What needs to be done> Reproduce all of the material word for word.

========================================

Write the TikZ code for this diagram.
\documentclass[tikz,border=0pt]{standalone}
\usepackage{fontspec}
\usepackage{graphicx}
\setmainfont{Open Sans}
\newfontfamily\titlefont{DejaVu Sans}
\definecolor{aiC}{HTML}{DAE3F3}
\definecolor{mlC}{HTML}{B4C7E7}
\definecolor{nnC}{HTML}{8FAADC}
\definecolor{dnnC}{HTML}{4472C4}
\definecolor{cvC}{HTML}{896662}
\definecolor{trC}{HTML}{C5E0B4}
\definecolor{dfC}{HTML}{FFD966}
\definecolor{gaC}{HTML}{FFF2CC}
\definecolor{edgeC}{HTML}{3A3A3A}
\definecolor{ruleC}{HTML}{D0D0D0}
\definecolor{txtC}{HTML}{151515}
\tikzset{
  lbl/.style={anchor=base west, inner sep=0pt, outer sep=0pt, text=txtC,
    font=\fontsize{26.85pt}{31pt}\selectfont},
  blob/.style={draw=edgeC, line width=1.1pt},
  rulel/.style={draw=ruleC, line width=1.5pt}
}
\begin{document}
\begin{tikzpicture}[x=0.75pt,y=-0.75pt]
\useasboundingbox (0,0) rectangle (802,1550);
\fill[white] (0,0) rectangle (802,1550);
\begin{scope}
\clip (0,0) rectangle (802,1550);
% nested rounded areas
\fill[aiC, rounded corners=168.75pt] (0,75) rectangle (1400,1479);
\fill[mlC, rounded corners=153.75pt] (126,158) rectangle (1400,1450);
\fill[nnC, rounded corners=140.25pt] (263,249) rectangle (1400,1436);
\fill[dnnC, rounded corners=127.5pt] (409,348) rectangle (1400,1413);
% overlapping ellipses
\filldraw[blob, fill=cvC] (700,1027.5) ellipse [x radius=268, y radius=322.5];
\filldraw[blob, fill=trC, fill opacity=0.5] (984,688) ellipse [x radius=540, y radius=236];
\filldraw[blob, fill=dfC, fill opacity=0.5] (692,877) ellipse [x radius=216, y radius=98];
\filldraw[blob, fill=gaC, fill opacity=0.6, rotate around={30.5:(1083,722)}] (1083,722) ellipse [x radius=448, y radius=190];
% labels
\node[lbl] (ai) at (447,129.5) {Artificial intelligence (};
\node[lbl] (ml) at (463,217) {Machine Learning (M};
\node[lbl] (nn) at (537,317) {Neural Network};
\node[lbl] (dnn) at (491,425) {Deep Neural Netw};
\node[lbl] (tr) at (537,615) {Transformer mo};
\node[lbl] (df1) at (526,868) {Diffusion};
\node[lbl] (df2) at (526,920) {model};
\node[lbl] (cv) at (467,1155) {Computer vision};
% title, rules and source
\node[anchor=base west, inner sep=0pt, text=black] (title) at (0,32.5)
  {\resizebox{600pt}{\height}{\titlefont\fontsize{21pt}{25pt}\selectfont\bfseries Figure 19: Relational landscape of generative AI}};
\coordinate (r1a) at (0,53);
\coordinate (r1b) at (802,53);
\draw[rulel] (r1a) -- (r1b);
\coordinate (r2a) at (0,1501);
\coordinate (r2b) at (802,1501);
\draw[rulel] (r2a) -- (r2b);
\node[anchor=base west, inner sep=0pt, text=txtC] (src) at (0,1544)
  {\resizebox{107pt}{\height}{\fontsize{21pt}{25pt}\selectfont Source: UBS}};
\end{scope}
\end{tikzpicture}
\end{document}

========================================

Solution below>
Write the TikZ code for this diagram.
\documentclass[tikz,border=0pt]{standalone}
\usepackage{fontspec}
\usepackage{graphicx}
\setmainfont{Open Sans}
\newfontfamily\titlefont{DejaVu Sans}
\definecolor{aiC}{HTML}{DAE3F3}
\definecolor{mlC}{HTML}{B4C7E7}
\definecolor{nnC}{HTML}{8FAADC}
\definecolor{dnnC}{HTML}{4472C4}
\definecolor{cvC}{HTML}{896662}
\definecolor{trC}{HTML}{C5E0B4}
\definecolor{dfC}{HTML}{FFD966}
\definecolor{gaC}{HTML}{FFF2CC}
\definecolor{edgeC}{HTML}{3A3A3A}
\definecolor{ruleC}{HTML}{D0D0D0}
\definecolor{txtC}{HTML}{151515}
\tikzset{
  lbl/.style={anchor=base west, inner sep=0pt, outer sep=0pt, text=txtC,
    font=\fontsize{26.85pt}{31pt}\selectfont},
  blob/.style={draw=edgeC, line width=1.1pt},
  rulel/.style={draw=ruleC, line width=1.5pt}
}
\begin{document}
\begin{tikzpicture}[x=0.75pt,y=-0.75pt]
\useasboundingbox (0,0) rectangle (802,1550);
\fill[white] (0,0) rectangle (802,1550);
\begin{scope}
\clip (0,0) rectangle (802,1550);
% nested rounded areas
\fill[aiC, rounded corners=168.75pt] (0,75) rectangle (1400,1479);
\fill[mlC, rounded corners=153.75pt] (126,158) rectangle (1400,1450);
\fill[nnC, rounded corners=140.25pt] (263,249) rectangle (1400,1436);
\fill[dnnC, rounded corners=127.5pt] (409,348) rectangle (1400,1413);
% overlapping ellipses
\filldraw[blob, fill=cvC] (700,1027.5) ellipse [x radius=268, y radius=322.5];
\filldraw[blob, fill=trC, fill opacity=0.5] (984,688) ellipse [x radius=540, y radius=236];
\filldraw[blob, fill=dfC, fill opacity=0.5] (692,877) ellipse [x radius=216, y radius=98];
\filldraw[blob, fill=gaC, fill opacity=0.6, rotate around={30.5:(1083,722)}] (1083,722) ellipse [x radius=448, y radius=190];
% labels
\node[lbl] (ai) at (447,129.5) {Artificial intelligence (};
\node[lbl] (ml) at (463,217) {Machine Learning (M};
\node[lbl] (nn) at (537,317) {Neural Network};
\node[lbl] (dnn) at (491,425) {Deep Neural Netw};
\node[lbl] (tr) at (537,615) {Transformer mo};
\node[lbl] (df1) at (526,868) {Diffusion};
\node[lbl] (df2) at (526,920) {model};
\node[lbl] (cv) at (467,1155) {Computer vision};
% title, rules and source
\node[anchor=base west, inner sep=0pt, text=black] (title) at (0,32.5)
  {\resizebox{600pt}{\height}{\titlefont\fontsize{21pt}{25pt}\selectfont\bfseries Figure 19: Relational landscape of generative AI}};
\coordinate (r1a) at (0,53);
\coordinate (r1b) at (802,53);
\draw[rulel] (r1a) -- (r1b);
\coordinate (r2a) at (0,1501);
\coordinate (r2b) at (802,1501);
\draw[rulel] (r2a) -- (r2b);
\node[anchor=base west, inner sep=0pt, text=txtC] (src) at (0,1544)
  {\resizebox{107pt}{\height}{\fontsize{21pt}{25pt}\selectfont Source: UBS}};
\end{scope}
\end{tikzpicture}
\end{document}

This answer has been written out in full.